STATED EXERCISE: Leave out every picture, and retype exactly the lines from the line with "Emit a Python" through the line with "ax = fig.add_axes([104", both ends included.

::::::::::

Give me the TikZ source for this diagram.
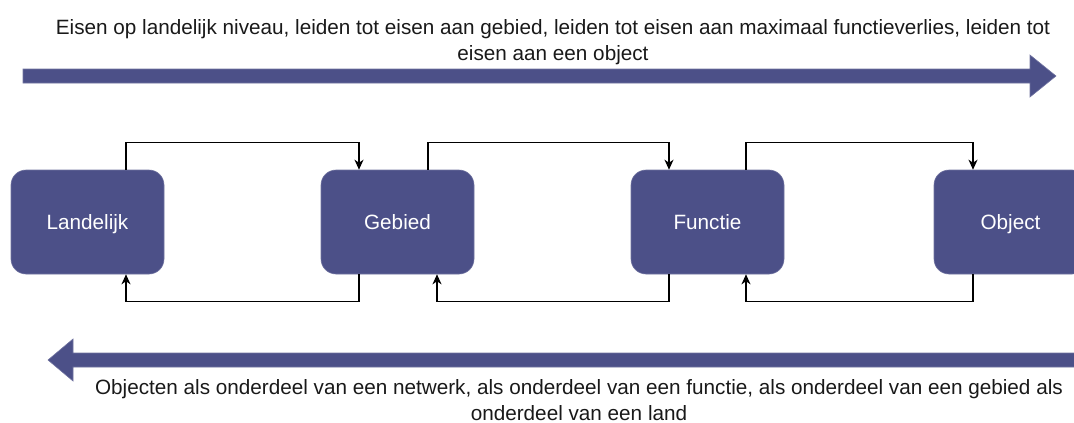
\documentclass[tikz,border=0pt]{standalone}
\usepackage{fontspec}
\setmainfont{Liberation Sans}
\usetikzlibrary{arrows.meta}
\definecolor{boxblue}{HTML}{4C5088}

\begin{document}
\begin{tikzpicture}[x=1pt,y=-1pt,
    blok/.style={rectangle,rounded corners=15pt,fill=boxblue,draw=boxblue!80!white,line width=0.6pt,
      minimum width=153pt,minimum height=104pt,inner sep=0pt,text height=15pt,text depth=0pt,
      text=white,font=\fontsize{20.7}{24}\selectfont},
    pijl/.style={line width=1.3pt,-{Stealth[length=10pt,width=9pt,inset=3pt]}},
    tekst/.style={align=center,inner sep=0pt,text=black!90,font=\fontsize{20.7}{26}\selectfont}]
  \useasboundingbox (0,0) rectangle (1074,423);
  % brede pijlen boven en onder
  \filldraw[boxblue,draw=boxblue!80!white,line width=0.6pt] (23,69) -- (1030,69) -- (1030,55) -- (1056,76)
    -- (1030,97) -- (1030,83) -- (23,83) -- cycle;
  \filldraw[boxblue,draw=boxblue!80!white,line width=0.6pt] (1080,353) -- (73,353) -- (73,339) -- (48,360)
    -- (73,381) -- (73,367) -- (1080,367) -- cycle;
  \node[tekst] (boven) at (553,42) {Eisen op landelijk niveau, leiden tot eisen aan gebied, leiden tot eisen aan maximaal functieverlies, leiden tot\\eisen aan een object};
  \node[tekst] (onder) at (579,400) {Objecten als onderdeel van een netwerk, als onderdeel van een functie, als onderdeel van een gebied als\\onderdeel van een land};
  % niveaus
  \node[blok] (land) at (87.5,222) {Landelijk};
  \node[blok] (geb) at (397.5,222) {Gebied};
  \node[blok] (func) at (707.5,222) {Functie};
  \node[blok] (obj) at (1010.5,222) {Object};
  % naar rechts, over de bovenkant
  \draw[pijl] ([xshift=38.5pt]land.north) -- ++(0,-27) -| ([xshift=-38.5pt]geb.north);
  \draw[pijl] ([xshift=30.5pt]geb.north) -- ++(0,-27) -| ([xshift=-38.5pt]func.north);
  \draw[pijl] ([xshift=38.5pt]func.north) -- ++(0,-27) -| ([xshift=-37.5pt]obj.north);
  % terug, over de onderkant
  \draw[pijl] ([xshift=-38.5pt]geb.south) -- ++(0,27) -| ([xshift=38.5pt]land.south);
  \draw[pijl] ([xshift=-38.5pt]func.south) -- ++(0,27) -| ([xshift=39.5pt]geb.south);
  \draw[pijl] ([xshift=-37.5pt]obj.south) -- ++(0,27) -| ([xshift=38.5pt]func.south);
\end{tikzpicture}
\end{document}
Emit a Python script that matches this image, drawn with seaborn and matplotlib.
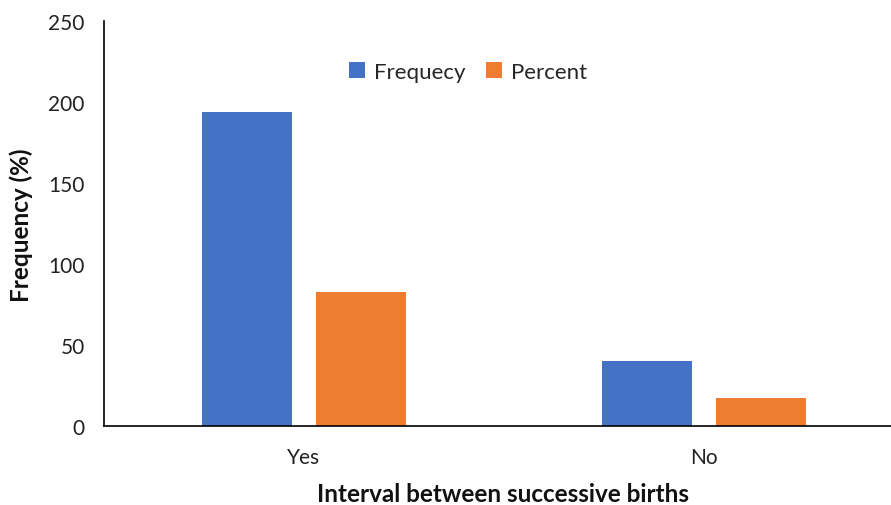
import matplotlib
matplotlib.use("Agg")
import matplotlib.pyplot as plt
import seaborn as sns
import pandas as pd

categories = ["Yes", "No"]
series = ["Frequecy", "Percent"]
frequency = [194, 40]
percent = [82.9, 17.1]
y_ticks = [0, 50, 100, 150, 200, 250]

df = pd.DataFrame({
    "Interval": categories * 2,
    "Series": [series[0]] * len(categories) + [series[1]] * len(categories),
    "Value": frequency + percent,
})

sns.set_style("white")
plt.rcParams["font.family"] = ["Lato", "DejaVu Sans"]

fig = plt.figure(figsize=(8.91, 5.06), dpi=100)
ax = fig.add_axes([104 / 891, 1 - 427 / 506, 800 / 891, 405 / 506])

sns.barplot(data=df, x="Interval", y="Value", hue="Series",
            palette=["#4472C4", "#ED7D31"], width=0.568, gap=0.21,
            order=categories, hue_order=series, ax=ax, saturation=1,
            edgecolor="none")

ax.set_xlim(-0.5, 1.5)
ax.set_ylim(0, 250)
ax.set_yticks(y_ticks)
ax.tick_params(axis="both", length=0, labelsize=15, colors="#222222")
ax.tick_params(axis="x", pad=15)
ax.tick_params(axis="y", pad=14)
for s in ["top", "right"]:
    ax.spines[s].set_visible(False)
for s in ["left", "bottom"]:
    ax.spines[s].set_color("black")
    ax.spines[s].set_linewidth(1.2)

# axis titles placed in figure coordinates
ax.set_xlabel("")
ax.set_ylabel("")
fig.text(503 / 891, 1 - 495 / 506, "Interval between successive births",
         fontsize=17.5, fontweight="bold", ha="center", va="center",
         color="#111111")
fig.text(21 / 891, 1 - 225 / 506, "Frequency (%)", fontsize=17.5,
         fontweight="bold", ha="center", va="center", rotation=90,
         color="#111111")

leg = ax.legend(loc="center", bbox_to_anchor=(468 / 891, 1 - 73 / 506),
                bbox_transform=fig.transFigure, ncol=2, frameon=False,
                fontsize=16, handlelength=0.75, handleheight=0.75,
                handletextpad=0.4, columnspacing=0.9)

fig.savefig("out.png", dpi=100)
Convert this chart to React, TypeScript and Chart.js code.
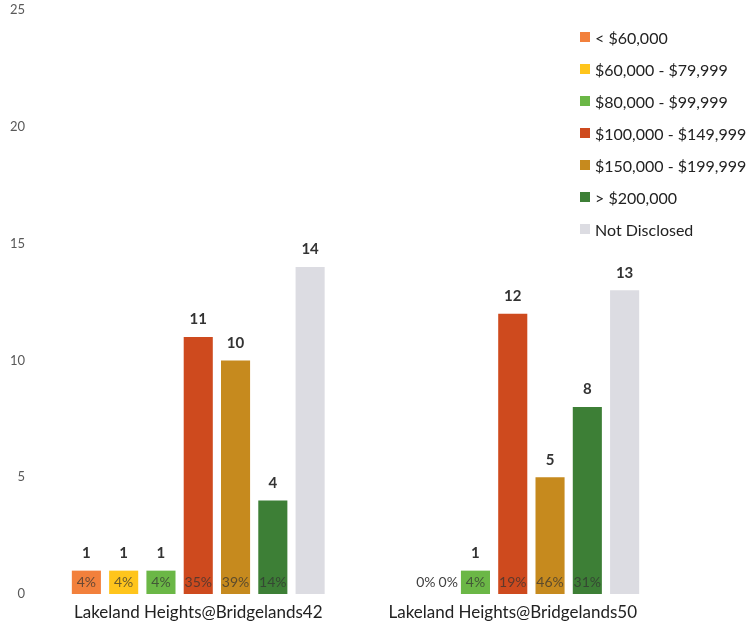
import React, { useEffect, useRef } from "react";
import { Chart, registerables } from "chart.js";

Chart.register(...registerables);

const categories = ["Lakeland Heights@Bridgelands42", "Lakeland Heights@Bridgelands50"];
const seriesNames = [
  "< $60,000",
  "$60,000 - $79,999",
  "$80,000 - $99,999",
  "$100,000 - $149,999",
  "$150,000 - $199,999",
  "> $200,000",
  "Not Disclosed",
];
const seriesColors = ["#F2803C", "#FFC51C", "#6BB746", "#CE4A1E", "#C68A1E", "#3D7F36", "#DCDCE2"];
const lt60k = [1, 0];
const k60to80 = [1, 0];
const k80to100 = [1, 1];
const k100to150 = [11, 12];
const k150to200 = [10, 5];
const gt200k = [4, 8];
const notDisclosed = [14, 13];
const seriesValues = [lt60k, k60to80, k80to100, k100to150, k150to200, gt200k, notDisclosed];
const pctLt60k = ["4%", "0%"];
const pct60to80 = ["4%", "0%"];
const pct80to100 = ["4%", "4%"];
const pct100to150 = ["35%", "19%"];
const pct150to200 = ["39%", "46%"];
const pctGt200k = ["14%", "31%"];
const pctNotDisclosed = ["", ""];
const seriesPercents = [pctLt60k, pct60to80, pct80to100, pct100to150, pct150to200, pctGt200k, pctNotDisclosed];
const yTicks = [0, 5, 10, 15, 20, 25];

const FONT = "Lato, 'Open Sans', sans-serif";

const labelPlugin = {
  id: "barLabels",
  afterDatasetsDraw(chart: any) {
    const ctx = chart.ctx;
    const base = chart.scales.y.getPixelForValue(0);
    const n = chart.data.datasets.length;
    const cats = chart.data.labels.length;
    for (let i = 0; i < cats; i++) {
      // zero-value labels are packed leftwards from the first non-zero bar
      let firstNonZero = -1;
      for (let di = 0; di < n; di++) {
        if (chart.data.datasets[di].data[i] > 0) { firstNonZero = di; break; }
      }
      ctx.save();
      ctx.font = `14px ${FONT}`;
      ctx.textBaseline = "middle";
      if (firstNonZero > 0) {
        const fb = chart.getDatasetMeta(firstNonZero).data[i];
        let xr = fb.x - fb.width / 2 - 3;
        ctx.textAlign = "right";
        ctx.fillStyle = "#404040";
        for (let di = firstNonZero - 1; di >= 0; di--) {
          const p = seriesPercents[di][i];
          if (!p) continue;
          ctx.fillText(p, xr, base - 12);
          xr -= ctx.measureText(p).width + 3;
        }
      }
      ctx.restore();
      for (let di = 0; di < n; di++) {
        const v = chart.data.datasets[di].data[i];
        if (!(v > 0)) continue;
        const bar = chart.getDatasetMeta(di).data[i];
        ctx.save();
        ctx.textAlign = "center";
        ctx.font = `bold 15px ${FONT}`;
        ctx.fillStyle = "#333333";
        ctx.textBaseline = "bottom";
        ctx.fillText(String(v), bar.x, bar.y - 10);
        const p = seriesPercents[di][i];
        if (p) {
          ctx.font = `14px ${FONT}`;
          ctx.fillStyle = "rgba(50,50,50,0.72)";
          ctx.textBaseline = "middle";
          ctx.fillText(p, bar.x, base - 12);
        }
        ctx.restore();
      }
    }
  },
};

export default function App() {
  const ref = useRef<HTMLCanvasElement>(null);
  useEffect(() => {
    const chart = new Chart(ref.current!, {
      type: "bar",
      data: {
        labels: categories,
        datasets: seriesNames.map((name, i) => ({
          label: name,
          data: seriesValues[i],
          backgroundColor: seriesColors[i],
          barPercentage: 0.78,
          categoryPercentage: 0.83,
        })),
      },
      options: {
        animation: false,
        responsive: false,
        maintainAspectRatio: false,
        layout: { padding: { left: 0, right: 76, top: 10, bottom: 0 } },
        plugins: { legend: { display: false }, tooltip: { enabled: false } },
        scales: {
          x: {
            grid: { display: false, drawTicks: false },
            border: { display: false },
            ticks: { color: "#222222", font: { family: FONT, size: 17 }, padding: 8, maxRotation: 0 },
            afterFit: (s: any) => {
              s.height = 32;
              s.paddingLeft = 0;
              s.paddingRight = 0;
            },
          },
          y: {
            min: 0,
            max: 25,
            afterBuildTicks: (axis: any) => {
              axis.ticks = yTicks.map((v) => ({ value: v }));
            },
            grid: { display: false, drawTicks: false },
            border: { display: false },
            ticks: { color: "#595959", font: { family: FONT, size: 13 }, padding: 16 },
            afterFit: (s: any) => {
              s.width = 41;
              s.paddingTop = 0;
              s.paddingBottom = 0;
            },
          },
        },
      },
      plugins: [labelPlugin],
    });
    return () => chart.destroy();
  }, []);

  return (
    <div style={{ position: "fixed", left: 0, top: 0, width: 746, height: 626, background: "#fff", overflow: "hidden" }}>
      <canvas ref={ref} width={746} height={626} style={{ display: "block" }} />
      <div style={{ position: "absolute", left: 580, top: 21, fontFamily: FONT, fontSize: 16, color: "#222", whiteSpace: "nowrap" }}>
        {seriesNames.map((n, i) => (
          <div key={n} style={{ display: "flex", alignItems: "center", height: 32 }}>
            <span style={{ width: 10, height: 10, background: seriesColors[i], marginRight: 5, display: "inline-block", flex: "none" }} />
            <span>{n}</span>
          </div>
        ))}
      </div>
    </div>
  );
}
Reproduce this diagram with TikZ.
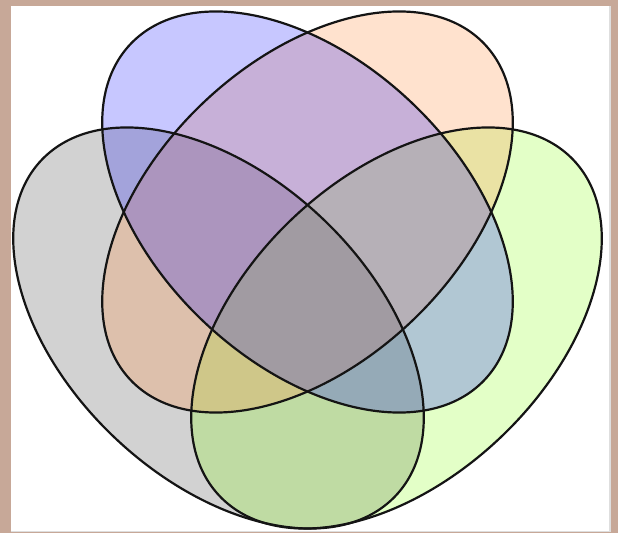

::::::::::

SOLUTION TO THIS EXERCISE:
Emit a Python script that matches this image, drawn with seaborn and matplotlib.
import matplotlib
matplotlib.use("Agg")
import matplotlib.pyplot as plt
import seaborn as sns
import pandas as pd

categories = ["Yes", "No"]
series = ["Frequecy", "Percent"]
frequency = [194, 40]
percent = [82.9, 17.1]
y_ticks = [0, 50, 100, 150, 200, 250]

df = pd.DataFrame({
    "Interval": categories * 2,
    "Series": [series[0]] * len(categories) + [series[1]] * len(categories),
    "Value": frequency + percent,
})

sns.set_style("white")
plt.rcParams["font.family"] = ["Lato", "DejaVu Sans"]

fig = plt.figure(figsize=(8.91, 5.06), dpi=100)
ax = fig.add_axes([104 / 891, 1 - 427 / 506, 800 / 891, 405 / 506])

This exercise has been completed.